====== Supplied material
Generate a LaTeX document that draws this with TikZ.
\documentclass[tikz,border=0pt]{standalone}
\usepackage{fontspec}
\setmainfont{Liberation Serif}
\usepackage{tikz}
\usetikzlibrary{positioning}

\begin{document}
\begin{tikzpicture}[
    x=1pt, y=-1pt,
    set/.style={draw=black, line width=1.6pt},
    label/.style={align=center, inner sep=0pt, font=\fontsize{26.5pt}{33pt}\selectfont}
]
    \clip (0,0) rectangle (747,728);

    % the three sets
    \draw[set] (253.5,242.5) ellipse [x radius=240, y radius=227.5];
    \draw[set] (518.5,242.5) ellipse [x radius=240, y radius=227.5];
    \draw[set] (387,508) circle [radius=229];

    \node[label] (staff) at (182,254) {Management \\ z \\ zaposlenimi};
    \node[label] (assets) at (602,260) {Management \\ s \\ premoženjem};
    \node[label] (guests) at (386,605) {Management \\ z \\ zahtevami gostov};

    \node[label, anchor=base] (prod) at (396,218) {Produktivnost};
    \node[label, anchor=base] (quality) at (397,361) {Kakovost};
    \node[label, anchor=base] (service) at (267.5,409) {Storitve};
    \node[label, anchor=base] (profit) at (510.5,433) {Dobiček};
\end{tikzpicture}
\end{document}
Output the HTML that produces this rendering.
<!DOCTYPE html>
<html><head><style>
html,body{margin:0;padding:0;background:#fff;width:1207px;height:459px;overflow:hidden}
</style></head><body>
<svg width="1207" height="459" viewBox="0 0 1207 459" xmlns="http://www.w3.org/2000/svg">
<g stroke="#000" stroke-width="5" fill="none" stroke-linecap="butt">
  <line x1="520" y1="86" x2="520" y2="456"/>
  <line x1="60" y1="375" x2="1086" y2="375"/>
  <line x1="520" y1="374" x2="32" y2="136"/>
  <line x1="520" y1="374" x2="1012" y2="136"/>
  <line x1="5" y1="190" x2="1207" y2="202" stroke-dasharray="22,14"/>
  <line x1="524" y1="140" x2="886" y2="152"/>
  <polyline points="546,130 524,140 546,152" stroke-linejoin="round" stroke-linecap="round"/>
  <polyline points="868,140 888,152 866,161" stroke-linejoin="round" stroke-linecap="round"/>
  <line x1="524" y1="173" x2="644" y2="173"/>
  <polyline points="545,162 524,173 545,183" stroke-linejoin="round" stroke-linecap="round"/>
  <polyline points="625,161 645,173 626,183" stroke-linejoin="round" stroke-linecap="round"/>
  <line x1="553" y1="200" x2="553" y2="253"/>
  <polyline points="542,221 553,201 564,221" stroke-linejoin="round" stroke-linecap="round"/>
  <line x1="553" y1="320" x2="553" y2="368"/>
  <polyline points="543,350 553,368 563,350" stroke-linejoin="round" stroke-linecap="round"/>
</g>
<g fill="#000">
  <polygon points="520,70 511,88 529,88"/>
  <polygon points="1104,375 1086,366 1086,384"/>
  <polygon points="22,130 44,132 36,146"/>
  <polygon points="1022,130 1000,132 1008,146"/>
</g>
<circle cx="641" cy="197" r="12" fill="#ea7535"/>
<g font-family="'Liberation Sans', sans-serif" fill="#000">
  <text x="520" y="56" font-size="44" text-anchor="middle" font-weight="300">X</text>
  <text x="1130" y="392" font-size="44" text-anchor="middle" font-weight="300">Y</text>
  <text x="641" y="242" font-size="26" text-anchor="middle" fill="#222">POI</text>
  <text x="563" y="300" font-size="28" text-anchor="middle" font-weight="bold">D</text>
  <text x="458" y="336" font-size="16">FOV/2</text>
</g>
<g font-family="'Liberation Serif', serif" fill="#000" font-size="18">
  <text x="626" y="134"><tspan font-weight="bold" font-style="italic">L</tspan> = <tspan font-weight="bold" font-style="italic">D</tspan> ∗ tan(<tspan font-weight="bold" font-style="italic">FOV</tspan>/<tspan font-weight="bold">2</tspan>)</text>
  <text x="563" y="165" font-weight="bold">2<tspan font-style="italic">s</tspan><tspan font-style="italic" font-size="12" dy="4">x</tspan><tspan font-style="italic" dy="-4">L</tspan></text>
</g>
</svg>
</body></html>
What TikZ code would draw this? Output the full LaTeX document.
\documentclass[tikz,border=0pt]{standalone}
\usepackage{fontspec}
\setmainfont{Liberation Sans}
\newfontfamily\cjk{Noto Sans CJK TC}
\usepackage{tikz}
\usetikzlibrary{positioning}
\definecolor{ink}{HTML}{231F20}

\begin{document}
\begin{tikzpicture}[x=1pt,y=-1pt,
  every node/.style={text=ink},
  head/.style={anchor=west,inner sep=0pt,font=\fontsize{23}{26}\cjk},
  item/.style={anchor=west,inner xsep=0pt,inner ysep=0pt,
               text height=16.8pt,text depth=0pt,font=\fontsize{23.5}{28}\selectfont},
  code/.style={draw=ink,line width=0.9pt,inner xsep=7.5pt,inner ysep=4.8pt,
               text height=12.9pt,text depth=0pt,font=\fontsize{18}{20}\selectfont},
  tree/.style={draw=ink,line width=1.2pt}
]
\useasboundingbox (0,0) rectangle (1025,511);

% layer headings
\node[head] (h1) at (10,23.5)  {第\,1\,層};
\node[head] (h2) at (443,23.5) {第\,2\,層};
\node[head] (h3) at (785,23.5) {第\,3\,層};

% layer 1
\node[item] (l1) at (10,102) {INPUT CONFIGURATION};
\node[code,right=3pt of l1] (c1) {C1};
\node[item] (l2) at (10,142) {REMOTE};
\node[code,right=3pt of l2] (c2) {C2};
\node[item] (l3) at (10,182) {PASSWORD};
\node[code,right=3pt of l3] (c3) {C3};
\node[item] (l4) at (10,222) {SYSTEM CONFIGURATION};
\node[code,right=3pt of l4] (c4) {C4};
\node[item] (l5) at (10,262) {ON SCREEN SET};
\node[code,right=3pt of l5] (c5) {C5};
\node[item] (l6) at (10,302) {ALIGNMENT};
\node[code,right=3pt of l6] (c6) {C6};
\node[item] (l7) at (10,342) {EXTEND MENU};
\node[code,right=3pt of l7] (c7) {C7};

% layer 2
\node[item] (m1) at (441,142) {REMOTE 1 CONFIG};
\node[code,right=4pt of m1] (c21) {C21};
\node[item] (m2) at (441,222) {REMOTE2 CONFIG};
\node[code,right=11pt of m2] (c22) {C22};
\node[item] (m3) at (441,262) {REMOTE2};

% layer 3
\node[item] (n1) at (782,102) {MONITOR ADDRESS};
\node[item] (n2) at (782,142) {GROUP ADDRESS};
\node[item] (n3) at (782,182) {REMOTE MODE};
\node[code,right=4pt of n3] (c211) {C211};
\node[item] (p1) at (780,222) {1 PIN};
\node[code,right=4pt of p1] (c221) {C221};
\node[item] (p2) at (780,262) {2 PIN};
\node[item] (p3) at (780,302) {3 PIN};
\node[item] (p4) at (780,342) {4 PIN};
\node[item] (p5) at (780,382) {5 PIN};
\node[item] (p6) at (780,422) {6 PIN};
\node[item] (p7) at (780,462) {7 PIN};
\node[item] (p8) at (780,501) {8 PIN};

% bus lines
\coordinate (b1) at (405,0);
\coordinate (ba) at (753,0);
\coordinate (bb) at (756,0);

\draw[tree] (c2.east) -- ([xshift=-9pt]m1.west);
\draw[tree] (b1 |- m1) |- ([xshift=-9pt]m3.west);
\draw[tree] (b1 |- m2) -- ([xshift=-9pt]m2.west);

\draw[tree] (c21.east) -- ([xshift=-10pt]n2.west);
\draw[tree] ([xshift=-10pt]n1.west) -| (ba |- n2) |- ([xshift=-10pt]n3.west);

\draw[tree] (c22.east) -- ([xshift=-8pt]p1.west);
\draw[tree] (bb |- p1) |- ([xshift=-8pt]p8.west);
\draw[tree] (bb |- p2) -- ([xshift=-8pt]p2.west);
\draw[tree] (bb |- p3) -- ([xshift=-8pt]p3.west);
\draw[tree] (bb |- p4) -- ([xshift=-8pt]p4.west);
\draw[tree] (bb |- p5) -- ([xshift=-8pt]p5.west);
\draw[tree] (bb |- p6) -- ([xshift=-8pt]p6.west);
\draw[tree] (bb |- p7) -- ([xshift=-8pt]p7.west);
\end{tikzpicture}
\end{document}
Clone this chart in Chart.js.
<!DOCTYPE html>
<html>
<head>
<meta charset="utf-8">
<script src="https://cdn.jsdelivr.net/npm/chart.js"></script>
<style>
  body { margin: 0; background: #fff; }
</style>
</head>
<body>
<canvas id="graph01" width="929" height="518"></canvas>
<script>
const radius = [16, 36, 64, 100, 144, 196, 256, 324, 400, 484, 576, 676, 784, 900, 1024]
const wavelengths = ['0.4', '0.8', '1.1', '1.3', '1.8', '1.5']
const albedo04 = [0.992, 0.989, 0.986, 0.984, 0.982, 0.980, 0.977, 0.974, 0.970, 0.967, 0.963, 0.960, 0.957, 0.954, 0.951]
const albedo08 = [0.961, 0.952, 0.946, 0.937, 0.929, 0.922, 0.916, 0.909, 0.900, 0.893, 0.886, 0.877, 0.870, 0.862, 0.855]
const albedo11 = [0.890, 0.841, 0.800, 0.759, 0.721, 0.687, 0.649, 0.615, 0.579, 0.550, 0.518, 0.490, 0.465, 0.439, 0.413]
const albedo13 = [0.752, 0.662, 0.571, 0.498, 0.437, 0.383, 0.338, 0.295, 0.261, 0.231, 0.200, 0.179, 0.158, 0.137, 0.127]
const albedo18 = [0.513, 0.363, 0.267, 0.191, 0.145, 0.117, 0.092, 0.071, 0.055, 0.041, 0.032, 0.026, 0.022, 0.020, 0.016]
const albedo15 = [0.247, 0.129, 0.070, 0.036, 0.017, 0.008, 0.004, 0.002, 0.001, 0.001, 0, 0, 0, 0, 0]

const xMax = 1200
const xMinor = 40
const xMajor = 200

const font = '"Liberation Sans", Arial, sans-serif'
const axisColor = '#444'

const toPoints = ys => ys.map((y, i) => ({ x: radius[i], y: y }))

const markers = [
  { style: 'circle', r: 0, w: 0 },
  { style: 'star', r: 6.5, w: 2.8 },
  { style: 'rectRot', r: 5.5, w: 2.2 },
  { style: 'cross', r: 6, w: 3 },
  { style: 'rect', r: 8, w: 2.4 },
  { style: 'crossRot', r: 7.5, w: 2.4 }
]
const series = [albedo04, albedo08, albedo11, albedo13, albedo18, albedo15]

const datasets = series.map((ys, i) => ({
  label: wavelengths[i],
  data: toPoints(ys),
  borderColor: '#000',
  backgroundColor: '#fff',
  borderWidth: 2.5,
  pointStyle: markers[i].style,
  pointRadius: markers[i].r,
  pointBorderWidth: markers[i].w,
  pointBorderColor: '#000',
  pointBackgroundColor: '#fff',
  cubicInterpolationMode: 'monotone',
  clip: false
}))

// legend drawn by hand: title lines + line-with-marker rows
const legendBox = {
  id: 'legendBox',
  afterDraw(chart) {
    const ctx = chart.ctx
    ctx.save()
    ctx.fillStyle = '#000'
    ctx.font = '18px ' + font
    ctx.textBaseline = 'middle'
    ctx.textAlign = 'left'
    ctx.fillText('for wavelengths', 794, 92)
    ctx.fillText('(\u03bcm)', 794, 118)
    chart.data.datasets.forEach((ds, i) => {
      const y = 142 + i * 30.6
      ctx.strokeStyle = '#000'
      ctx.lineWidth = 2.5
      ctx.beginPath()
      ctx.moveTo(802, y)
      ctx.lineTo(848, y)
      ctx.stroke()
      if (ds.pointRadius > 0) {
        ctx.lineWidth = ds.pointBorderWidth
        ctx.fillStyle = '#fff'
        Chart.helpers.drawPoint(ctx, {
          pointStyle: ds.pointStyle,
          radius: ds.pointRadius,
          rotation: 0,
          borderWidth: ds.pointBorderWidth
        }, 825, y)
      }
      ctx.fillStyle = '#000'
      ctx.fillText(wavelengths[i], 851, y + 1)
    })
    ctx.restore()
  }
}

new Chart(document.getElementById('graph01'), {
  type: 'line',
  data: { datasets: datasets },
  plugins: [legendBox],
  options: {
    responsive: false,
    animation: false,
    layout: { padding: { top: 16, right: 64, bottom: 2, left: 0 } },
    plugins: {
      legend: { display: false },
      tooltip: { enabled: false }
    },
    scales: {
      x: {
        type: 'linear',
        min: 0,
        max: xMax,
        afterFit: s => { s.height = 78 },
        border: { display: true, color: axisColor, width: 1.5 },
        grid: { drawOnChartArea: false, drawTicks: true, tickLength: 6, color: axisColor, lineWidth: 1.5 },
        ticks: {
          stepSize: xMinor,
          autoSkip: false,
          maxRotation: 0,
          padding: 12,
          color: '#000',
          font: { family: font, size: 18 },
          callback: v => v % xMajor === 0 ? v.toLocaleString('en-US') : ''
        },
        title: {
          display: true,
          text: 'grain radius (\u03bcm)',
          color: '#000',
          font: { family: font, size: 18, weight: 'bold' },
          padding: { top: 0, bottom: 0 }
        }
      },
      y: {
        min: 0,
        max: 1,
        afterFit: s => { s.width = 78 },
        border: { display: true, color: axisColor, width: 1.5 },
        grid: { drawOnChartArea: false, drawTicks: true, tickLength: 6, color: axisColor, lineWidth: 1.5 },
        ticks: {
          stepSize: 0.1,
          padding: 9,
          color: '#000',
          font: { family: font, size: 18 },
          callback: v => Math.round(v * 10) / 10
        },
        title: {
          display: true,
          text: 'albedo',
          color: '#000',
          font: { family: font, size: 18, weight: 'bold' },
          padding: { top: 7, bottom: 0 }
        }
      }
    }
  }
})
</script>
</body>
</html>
============
**Direction:**
In the listing above, find the line with "What TikZ code" and the line with "of l7] (c7)", then print exactly those two lines and every line between them, and nothing more.

**Task solution:**
What TikZ code would draw this? Output the full LaTeX document.
\documentclass[tikz,border=0pt]{standalone}
\usepackage{fontspec}
\setmainfont{Liberation Sans}
\newfontfamily\cjk{Noto Sans CJK TC}
\usepackage{tikz}
\usetikzlibrary{positioning}
\definecolor{ink}{HTML}{231F20}

\begin{document}
\begin{tikzpicture}[x=1pt,y=-1pt,
  every node/.style={text=ink},
  head/.style={anchor=west,inner sep=0pt,font=\fontsize{23}{26}\cjk},
  item/.style={anchor=west,inner xsep=0pt,inner ysep=0pt,
               text height=16.8pt,text depth=0pt,font=\fontsize{23.5}{28}\selectfont},
  code/.style={draw=ink,line width=0.9pt,inner xsep=7.5pt,inner ysep=4.8pt,
               text height=12.9pt,text depth=0pt,font=\fontsize{18}{20}\selectfont},
  tree/.style={draw=ink,line width=1.2pt}
]
\useasboundingbox (0,0) rectangle (1025,511);

% layer headings
\node[head] (h1) at (10,23.5)  {第\,1\,層};
\node[head] (h2) at (443,23.5) {第\,2\,層};
\node[head] (h3) at (785,23.5) {第\,3\,層};

% layer 1
\node[item] (l1) at (10,102) {INPUT CONFIGURATION};
\node[code,right=3pt of l1] (c1) {C1};
\node[item] (l2) at (10,142) {REMOTE};
\node[code,right=3pt of l2] (c2) {C2};
\node[item] (l3) at (10,182) {PASSWORD};
\node[code,right=3pt of l3] (c3) {C3};
\node[item] (l4) at (10,222) {SYSTEM CONFIGURATION};
\node[code,right=3pt of l4] (c4) {C4};
\node[item] (l5) at (10,262) {ON SCREEN SET};
\node[code,right=3pt of l5] (c5) {C5};
\node[item] (l6) at (10,302) {ALIGNMENT};
\node[code,right=3pt of l6] (c6) {C6};
\node[item] (l7) at (10,342) {EXTEND MENU};
\node[code,right=3pt of l7] (c7) {C7};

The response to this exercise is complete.